Reading while commuting is a fantastic way to make use of potentially wasted time. Carry a book with you wherever you go. That’s an order. Sure it might take up space in your backpack, but when the opportunity arises, you’ll be glad you have it. And if you invest in an e-reader you can have a thousand books with you without breaking your shoulders.

When Kindle and other e-readers first appeared on the market I was a bit skeptical because I loved the feel of pages between my fingers. However, I’ve learned to appreciate having a library in the palm of my hands.

I’m an advocate of reading more than one book at a time. Many people aren’t, but to them I say, life is too short, I’m going to be a polygamous reader. If you can enjoy two or more television series, you can read two or more books. I don’t follow any rules; I read what I want for however long I want. The key is to always have at least one book you are passionate about. If not, keep searching.

Having different books on the go allows you to read different genres, formats, and authors at the same time. Our attention span has shrunk because of mass media, but that doesn’t mean we can’t counter it. It’s an all-you-can-eat buffet; don’t fill up on the salad.
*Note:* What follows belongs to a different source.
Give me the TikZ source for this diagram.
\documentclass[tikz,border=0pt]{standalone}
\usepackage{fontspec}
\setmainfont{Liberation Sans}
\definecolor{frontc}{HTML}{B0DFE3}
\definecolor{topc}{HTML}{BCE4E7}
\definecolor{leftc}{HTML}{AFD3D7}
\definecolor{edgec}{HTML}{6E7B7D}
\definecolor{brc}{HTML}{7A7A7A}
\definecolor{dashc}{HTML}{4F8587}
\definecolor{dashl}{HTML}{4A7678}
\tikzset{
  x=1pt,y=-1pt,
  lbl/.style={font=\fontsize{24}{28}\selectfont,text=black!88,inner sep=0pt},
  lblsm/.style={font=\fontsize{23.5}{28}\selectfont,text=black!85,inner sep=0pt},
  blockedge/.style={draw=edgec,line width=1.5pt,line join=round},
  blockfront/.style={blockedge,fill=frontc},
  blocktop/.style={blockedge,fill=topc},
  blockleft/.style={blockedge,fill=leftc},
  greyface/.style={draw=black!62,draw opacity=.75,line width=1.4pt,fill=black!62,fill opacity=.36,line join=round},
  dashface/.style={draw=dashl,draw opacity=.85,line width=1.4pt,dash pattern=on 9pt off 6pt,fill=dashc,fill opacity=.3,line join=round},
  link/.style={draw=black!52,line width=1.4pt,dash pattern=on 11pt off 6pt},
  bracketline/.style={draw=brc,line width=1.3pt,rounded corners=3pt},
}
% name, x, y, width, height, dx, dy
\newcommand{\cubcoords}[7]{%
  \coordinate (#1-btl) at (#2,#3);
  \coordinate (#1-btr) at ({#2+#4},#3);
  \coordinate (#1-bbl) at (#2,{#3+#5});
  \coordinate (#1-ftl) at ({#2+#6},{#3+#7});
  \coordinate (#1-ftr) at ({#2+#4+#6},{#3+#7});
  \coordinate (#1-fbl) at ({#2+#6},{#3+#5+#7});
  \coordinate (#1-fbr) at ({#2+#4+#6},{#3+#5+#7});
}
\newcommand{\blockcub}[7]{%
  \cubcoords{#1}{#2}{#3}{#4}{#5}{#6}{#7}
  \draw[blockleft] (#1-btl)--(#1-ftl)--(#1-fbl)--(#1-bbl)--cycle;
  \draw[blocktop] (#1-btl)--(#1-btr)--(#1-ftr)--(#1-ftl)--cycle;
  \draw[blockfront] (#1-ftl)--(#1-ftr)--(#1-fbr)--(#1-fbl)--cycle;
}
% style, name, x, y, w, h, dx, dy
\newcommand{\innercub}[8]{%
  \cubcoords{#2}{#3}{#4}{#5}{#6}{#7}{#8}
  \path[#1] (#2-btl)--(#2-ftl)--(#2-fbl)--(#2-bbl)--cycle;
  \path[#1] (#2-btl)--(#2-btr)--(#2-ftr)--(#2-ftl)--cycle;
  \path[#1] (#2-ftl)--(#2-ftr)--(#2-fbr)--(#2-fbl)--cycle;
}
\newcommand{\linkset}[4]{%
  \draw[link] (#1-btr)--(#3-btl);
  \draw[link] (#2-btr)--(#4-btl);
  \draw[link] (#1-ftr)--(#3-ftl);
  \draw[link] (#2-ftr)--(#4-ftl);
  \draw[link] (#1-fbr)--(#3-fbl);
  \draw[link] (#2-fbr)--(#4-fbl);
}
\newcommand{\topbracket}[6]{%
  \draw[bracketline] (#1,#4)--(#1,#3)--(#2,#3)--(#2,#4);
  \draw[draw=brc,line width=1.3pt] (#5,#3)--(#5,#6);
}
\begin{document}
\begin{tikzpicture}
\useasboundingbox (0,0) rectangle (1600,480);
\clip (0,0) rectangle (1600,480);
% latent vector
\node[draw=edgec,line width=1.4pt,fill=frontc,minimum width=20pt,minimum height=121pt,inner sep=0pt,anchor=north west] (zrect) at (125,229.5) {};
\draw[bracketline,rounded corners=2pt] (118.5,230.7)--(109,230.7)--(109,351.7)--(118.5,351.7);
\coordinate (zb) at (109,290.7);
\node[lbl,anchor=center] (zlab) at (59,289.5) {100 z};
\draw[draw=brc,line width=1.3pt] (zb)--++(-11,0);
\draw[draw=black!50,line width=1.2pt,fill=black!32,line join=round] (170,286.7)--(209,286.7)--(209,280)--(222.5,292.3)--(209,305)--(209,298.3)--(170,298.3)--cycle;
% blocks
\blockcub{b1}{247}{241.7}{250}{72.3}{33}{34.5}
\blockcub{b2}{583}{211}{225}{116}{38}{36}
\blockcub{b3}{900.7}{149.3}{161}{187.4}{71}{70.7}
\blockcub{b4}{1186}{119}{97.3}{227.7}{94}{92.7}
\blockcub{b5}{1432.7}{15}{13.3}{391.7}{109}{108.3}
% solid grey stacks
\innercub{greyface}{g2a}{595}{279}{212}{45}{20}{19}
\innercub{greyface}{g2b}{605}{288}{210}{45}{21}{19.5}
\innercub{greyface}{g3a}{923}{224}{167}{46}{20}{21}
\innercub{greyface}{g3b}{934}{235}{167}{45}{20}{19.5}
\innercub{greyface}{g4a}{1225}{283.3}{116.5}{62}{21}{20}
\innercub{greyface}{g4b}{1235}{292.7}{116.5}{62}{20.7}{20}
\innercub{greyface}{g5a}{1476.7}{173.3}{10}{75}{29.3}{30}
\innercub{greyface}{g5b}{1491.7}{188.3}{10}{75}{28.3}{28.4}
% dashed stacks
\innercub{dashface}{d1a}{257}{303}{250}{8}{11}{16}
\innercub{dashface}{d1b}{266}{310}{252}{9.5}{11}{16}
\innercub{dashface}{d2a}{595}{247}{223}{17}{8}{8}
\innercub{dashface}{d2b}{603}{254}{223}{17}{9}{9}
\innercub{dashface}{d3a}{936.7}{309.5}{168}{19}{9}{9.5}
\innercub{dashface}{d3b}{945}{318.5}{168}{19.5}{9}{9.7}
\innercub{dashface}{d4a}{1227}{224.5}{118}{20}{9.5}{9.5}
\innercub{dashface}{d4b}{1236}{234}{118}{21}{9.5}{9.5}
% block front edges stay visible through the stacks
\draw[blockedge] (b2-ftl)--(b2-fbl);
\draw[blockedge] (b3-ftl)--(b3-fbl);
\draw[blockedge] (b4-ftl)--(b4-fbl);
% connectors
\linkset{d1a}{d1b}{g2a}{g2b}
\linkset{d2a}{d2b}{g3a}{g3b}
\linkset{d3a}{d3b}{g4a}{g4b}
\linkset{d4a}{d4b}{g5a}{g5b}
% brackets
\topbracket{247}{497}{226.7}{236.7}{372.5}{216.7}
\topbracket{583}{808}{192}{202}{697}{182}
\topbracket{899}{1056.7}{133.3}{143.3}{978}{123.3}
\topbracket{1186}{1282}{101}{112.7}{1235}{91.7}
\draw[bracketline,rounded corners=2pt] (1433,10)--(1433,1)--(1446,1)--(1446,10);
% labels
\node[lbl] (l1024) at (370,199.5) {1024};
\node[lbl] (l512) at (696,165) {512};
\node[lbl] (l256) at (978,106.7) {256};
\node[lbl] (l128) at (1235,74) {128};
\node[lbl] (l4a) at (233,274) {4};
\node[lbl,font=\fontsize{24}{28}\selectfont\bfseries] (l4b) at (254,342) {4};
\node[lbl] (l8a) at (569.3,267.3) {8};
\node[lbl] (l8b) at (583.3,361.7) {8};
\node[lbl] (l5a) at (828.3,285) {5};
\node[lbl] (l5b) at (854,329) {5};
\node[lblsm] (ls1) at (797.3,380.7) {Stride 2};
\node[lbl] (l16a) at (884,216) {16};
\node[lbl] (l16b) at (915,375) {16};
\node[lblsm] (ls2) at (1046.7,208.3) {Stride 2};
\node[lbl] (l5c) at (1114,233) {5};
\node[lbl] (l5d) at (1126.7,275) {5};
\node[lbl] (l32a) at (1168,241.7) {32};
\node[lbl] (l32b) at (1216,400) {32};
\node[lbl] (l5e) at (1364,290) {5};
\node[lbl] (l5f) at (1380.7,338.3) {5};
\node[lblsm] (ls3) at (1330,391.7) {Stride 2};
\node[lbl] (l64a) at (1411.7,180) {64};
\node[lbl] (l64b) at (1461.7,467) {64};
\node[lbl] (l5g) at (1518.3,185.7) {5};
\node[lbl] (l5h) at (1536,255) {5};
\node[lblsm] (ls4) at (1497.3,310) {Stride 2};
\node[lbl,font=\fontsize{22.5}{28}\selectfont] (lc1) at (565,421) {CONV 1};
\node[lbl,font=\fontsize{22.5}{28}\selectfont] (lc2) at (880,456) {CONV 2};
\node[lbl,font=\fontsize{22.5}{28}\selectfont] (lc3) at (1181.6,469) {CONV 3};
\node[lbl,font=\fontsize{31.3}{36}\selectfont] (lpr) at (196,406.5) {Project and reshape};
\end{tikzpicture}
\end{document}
Audio books have also found a place into my life. Sometimes music exhausts me and all I want is something to keep my mind off the monotony. While driving my car or going for a run, audio books are a fantastic companion. Hours fly by even if I’m cleaning the house or preparing food, having an audio book playing in the background makes me feel twice as productive, which is an awesome feeling.

Make a timeline for the books you read. Create goals and set milestones. Track the novels you’ve finished and even keep a record of the ones you’ve abandoned. Make a game out of it. Forty per cent of Americans admitted to not having read a book last year. Perhaps they didn’t have the time or perhaps they didn’t feel like there was a reason. But it’s about personal growth. Like fitness, books train your brain and give you strength where dumbbells and squats don’t.